→ DIRECTIVE
Copy nothing but the text: repeat each entry exactly and drop the images.

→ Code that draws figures
+---+

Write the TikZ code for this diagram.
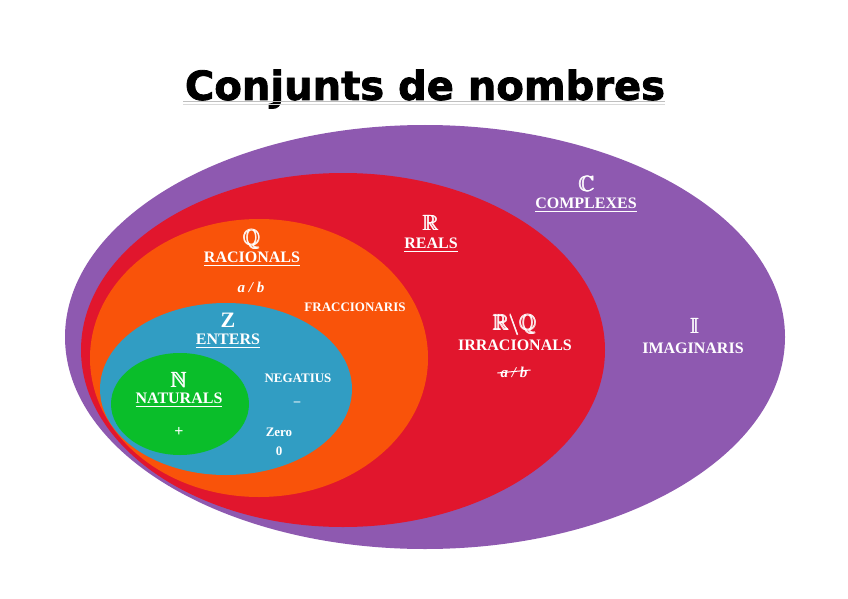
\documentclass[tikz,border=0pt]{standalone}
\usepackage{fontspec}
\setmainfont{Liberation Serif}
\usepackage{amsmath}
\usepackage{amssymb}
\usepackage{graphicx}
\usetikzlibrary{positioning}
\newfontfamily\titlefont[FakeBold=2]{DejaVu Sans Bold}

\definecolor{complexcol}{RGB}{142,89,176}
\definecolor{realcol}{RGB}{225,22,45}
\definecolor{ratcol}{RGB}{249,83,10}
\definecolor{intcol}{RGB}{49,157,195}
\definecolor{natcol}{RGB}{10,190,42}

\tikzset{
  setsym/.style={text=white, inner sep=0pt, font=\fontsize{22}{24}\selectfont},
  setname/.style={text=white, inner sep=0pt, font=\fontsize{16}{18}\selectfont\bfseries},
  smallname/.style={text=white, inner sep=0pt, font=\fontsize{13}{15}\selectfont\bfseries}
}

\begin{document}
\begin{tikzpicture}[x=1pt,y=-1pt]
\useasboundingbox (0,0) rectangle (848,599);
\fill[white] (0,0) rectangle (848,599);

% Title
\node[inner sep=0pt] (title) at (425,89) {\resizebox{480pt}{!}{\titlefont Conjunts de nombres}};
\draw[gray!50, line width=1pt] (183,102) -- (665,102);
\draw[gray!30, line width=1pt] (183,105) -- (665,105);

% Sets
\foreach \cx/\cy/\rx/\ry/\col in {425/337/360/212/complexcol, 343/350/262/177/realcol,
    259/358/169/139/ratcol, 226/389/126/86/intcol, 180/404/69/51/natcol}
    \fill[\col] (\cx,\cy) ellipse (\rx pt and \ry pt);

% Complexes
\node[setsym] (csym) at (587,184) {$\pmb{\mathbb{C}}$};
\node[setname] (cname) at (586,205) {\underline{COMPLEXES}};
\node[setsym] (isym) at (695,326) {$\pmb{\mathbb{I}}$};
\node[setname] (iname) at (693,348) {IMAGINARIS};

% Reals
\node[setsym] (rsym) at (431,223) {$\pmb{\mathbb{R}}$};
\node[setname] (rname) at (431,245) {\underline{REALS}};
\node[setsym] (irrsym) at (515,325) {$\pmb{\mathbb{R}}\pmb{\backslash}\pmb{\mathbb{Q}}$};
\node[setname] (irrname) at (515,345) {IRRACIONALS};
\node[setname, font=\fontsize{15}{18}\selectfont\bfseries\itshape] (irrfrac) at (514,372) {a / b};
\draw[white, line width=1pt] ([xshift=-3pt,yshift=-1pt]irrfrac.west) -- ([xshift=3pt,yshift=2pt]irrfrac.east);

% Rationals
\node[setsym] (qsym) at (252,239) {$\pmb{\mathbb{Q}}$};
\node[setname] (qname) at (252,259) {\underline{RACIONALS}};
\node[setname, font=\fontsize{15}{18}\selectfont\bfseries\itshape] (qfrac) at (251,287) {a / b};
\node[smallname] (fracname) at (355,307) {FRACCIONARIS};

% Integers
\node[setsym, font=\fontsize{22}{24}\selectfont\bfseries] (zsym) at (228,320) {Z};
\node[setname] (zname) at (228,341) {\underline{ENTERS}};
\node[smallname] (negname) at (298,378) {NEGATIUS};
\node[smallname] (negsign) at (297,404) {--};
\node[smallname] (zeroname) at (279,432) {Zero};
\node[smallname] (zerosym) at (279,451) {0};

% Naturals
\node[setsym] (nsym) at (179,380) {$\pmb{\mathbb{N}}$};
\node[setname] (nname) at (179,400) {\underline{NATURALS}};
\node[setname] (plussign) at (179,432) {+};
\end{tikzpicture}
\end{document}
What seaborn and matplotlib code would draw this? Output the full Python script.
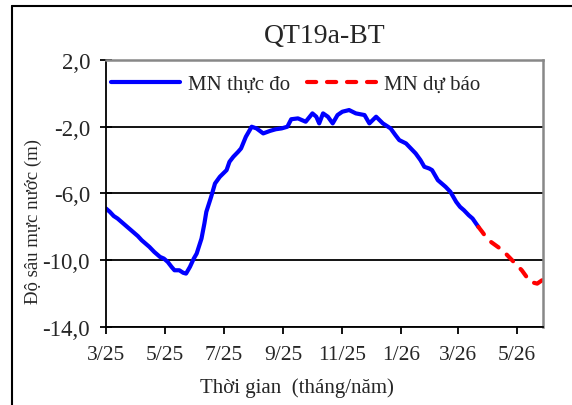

+---+

→ RESPONSE TO THIS TASK
Write the TikZ code for this diagram.
\documentclass[tikz,border=0pt]{standalone}
\usepackage{fontspec}
\setmainfont{Liberation Serif}
\usepackage{amsmath}
\usepackage{amssymb}
\usepackage{graphicx}
\usetikzlibrary{positioning}
\newfontfamily\titlefont[FakeBold=2]{DejaVu Sans Bold}

\definecolor{complexcol}{RGB}{142,89,176}
\definecolor{realcol}{RGB}{225,22,45}
\definecolor{ratcol}{RGB}{249,83,10}
\definecolor{intcol}{RGB}{49,157,195}
\definecolor{natcol}{RGB}{10,190,42}

\tikzset{
  setsym/.style={text=white, inner sep=0pt, font=\fontsize{22}{24}\selectfont},
  setname/.style={text=white, inner sep=0pt, font=\fontsize{16}{18}\selectfont\bfseries},
  smallname/.style={text=white, inner sep=0pt, font=\fontsize{13}{15}\selectfont\bfseries}
}

\begin{document}
\begin{tikzpicture}[x=1pt,y=-1pt]
\useasboundingbox (0,0) rectangle (848,599);
\fill[white] (0,0) rectangle (848,599);

% Title
\node[inner sep=0pt] (title) at (425,89) {\resizebox{480pt}{!}{\titlefont Conjunts de nombres}};
\draw[gray!50, line width=1pt] (183,102) -- (665,102);
\draw[gray!30, line width=1pt] (183,105) -- (665,105);

% Sets
\foreach \cx/\cy/\rx/\ry/\col in {425/337/360/212/complexcol, 343/350/262/177/realcol,
    259/358/169/139/ratcol, 226/389/126/86/intcol, 180/404/69/51/natcol}
    \fill[\col] (\cx,\cy) ellipse (\rx pt and \ry pt);

% Complexes
\node[setsym] (csym) at (587,184) {$\pmb{\mathbb{C}}$};
\node[setname] (cname) at (586,205) {\underline{COMPLEXES}};
\node[setsym] (isym) at (695,326) {$\pmb{\mathbb{I}}$};
\node[setname] (iname) at (693,348) {IMAGINARIS};

% Reals
\node[setsym] (rsym) at (431,223) {$\pmb{\mathbb{R}}$};
\node[setname] (rname) at (431,245) {\underline{REALS}};
\node[setsym] (irrsym) at (515,325) {$\pmb{\mathbb{R}}\pmb{\backslash}\pmb{\mathbb{Q}}$};
\node[setname] (irrname) at (515,345) {IRRACIONALS};
\node[setname, font=\fontsize{15}{18}\selectfont\bfseries\itshape] (irrfrac) at (514,372) {a / b};
\draw[white, line width=1pt] ([xshift=-3pt,yshift=-1pt]irrfrac.west) -- ([xshift=3pt,yshift=2pt]irrfrac.east);

% Rationals
\node[setsym] (qsym) at (252,239) {$\pmb{\mathbb{Q}}$};
\node[setname] (qname) at (252,259) {\underline{RACIONALS}};
\node[setname, font=\fontsize{15}{18}\selectfont\bfseries\itshape] (qfrac) at (251,287) {a / b};
\node[smallname] (fracname) at (355,307) {FRACCIONARIS};

% Integers
\node[setsym, font=\fontsize{22}{24}\selectfont\bfseries] (zsym) at (228,320) {Z};
\node[setname] (zname) at (228,341) {\underline{ENTERS}};
\node[smallname] (negname) at (298,378) {NEGATIUS};
\node[smallname] (negsign) at (297,404) {--};
\node[smallname] (zeroname) at (279,432) {Zero};
\node[smallname] (zerosym) at (279,451) {0};

% Naturals
\node[setsym] (nsym) at (179,380) {$\pmb{\mathbb{N}}$};
\node[setname] (nname) at (179,400) {\underline{NATURALS}};
\node[setname] (plussign) at (179,432) {+};
\end{tikzpicture}
\end{document}
What seaborn and matplotlib code would draw this? Output the full Python script.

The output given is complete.